Résultat: «Il y a des prises de becs entre les émissions (ndlr: «La Matinale» ou «Forum», par exemple) ou les rubriques (ndlr: locales, internationale, etc.) et nous perdons beaucoup d’énergie», déplore ce journaliste du service public. Il se désole aussi de voir le niveau d’exigence baisser par rapport à l’ancienne rédaction en chef, plus directive.
«Même si je souscris à tout ce qu’il y a d’écrit dans ce rapport, tout n’est pas si catastrophique que cela, nuance l’un de ses collègues. Mais c’est vrai, le manque de ligne éditoriale et de leadership de la rédaction en chef crée beaucoup d’insécurité, surtout chez les jeunes.» Un exemple revient souvent: le suivi de l’actualité en Ukraine.

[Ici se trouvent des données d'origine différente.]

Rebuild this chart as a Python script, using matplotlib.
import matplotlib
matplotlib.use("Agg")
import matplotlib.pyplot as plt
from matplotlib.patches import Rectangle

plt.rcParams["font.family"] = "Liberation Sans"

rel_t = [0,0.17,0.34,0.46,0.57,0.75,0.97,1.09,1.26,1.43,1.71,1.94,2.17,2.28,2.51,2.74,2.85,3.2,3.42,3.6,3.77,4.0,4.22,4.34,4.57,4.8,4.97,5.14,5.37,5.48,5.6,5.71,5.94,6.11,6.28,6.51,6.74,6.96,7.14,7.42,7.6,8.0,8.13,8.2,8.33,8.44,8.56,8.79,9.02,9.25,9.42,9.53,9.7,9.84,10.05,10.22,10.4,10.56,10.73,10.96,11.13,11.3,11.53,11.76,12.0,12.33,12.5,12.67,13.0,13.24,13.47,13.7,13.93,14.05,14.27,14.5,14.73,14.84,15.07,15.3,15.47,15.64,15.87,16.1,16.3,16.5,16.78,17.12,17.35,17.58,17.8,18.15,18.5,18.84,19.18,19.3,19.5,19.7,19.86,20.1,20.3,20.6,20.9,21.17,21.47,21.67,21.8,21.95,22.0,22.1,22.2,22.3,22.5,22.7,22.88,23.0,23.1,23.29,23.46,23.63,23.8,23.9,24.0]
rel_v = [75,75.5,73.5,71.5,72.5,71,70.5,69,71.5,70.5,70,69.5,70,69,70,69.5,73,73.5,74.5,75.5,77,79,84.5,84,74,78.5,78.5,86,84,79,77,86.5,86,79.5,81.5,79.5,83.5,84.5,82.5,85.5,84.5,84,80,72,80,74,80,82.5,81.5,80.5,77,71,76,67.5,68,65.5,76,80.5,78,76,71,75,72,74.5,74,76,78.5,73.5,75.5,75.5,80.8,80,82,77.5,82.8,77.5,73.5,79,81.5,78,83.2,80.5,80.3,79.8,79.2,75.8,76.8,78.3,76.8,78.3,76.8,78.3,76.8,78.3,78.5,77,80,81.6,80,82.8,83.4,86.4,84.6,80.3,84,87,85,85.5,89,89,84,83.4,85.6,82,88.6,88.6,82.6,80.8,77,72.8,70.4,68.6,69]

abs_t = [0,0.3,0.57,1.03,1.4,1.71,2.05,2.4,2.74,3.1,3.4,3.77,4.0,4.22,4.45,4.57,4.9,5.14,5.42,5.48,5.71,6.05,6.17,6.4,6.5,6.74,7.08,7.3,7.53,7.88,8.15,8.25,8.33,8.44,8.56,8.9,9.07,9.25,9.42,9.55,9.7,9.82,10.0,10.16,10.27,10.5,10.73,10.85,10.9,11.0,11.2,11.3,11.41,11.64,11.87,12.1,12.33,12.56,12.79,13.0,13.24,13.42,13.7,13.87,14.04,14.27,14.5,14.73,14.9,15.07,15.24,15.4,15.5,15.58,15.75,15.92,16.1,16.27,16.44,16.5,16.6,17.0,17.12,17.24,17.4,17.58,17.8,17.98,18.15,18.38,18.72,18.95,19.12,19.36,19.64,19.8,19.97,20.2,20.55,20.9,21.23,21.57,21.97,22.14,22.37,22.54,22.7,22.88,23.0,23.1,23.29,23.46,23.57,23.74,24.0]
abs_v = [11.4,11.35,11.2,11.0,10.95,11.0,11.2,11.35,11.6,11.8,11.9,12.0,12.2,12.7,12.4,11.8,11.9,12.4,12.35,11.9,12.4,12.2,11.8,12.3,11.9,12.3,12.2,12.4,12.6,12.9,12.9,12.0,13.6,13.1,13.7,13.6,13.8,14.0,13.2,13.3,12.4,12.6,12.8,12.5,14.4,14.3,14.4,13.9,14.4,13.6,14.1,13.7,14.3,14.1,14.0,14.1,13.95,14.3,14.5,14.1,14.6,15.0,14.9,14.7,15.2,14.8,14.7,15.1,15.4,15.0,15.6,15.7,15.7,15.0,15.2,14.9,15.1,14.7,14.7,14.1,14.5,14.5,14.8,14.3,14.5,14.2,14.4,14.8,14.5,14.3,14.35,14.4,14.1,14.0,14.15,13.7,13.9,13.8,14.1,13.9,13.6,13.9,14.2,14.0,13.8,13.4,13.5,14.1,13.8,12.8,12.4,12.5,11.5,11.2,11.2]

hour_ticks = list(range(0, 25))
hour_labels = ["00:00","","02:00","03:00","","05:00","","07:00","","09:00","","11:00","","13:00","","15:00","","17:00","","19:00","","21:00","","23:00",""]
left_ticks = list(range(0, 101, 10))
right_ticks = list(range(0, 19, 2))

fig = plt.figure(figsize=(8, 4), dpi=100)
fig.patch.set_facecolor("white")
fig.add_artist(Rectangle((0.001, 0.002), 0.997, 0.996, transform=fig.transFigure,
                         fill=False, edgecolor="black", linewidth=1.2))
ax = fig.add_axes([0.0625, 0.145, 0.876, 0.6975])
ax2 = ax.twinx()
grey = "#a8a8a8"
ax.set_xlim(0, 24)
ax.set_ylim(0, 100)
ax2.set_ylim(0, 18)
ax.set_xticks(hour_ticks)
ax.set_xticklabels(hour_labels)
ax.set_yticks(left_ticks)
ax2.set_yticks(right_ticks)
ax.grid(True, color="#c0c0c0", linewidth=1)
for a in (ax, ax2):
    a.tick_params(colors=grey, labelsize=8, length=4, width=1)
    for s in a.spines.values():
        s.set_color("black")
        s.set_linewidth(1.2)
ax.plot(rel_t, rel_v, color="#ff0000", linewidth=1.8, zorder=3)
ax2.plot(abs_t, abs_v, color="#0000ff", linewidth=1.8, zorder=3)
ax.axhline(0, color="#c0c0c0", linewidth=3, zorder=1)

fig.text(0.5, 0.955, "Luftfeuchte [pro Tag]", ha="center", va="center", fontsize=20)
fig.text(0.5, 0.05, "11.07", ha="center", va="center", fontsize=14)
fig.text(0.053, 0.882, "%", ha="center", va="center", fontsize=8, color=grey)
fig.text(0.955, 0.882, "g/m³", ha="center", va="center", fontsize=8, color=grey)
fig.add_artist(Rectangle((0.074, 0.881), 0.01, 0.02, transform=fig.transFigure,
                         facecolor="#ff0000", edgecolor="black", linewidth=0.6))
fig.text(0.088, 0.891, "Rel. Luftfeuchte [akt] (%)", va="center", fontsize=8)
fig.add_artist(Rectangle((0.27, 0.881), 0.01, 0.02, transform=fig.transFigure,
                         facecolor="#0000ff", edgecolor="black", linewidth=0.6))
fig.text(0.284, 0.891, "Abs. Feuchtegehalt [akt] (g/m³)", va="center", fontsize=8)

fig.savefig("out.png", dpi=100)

«Au début, Laurent Caspary, notre rédacteur en chef, qui n’est d’ailleurs pas souvent présent lors du briefing, nous a demandé de faire attention à ne pas être trop anxiogène dans notre traitement de cette guerre. Sans davantage de détails.» Conséquence: «Nous nous sommes battus des journées entières pour savoir s’il fallait faire un sujet ou s’il était trop anxiogène, comme les abris de la Protection civile ou les pastilles d’iode».

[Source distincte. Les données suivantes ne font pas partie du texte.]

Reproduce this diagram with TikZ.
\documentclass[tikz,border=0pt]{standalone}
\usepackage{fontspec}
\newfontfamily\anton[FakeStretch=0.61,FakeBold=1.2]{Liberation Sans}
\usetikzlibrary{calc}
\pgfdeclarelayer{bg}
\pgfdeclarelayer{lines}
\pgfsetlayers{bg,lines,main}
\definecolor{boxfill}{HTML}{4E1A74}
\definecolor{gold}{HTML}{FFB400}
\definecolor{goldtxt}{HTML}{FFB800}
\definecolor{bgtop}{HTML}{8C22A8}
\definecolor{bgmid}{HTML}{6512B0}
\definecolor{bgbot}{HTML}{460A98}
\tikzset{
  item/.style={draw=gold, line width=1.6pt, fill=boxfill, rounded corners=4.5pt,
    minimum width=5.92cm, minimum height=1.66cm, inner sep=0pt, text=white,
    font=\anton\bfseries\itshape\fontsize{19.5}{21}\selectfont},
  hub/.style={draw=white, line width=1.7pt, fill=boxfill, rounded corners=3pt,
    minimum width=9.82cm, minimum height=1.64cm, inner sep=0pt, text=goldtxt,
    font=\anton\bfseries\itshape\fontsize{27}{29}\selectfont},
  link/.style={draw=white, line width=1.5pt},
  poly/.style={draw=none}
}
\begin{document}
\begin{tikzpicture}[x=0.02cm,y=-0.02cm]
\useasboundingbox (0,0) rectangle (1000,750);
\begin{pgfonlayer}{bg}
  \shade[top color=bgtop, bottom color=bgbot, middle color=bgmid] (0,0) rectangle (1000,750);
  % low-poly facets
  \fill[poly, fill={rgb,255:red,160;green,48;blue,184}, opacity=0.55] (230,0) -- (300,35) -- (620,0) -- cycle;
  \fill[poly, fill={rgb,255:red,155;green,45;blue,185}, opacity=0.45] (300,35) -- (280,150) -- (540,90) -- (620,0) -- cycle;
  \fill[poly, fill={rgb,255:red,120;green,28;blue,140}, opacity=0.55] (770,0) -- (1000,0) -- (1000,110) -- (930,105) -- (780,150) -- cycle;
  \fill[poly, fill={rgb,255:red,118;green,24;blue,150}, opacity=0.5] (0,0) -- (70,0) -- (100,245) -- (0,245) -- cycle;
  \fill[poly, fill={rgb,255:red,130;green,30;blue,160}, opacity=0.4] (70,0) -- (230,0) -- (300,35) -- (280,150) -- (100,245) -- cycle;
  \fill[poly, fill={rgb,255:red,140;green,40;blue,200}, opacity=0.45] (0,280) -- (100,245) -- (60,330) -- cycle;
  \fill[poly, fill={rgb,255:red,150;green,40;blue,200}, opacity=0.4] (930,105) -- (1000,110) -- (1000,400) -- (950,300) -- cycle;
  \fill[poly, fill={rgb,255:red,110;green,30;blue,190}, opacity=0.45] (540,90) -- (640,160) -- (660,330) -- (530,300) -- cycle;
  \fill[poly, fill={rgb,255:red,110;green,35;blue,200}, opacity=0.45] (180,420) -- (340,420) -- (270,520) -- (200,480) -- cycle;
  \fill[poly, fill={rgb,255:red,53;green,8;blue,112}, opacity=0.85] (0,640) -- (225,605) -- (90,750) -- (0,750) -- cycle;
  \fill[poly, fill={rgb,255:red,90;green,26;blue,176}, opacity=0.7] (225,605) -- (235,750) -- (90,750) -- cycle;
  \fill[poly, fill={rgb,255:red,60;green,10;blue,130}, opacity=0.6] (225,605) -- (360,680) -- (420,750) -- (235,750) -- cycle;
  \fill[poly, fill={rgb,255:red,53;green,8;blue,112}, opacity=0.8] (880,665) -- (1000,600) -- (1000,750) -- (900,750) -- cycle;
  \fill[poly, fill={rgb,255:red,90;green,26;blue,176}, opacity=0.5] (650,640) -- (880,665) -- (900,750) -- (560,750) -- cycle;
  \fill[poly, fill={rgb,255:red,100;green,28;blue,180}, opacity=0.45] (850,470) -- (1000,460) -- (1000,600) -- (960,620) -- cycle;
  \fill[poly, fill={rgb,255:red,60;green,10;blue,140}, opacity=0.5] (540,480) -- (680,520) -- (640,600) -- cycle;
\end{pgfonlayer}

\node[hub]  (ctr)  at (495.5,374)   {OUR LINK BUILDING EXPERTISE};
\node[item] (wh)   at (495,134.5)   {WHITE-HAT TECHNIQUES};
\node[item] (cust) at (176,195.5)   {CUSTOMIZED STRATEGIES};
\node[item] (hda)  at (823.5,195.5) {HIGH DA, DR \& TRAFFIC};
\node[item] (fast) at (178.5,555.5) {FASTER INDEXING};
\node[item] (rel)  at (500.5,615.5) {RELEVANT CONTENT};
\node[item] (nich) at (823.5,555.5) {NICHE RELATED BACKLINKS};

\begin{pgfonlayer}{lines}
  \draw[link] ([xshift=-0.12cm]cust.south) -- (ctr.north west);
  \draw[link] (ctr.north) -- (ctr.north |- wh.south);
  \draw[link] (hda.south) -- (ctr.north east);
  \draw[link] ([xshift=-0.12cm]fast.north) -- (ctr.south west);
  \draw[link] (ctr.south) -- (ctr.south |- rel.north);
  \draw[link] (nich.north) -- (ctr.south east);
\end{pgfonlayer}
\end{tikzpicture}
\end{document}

Il poursuit. «Le matin, nous avions des interviews avec des gens qui venaient parler de tout sauf du conflit. Nous étions à côté de la plaque. Après coup, notre rédacteur en chef nous a dit que les sujets devaient être traités s’ils existaient. Il aurait dû être plus présent et expliciter ce qu’il entendait dès le début!»

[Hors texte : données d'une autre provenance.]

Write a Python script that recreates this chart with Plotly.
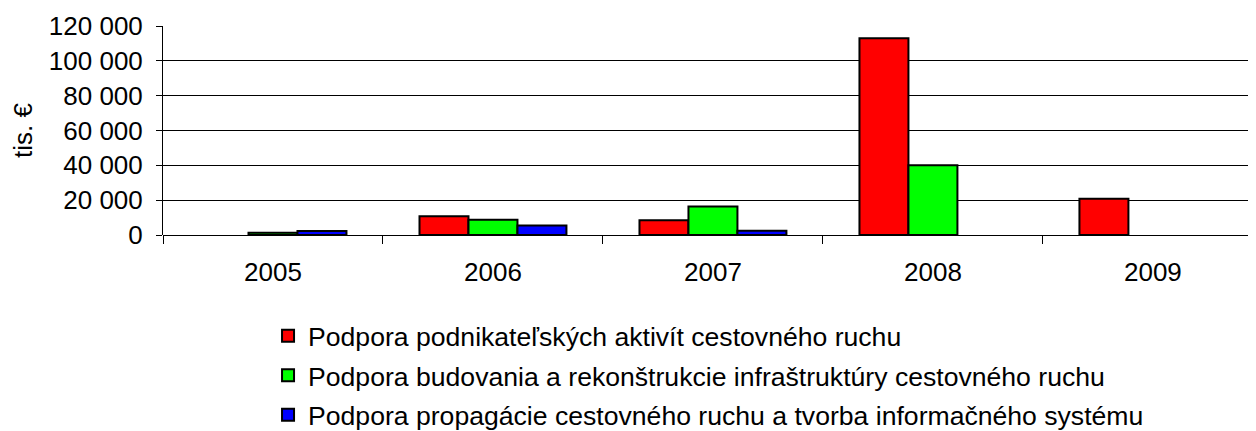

«Les chefs ont peur de tout»
D’autres vont plus loin encore. «Ce document révèle un problème de contenus, dénonce cette personne anciennement membre de la rédaction. Avant, la télé était pépère, la radio dynamique. Aujourd’hui c’est l’inverse! On le voit avec la guerre en Ukraine. A l’époque, Pascal Décaillet ou Philippe Revaz (ndlr: ex-producteurs et présentateurs de l’émission 'Forum') auraient exigé de partir sur le terrain dès les premiers jours du conflit.» Avant de charger la hiérarchie: «Aujourd’hui les chefs ont peur de tout, et pensent davantage à l’harmonie qu’à l’actualité. La magie de la radio, c’est sa souplesse, pas le confort du studio. Ça aussi, ça démotive les gens!»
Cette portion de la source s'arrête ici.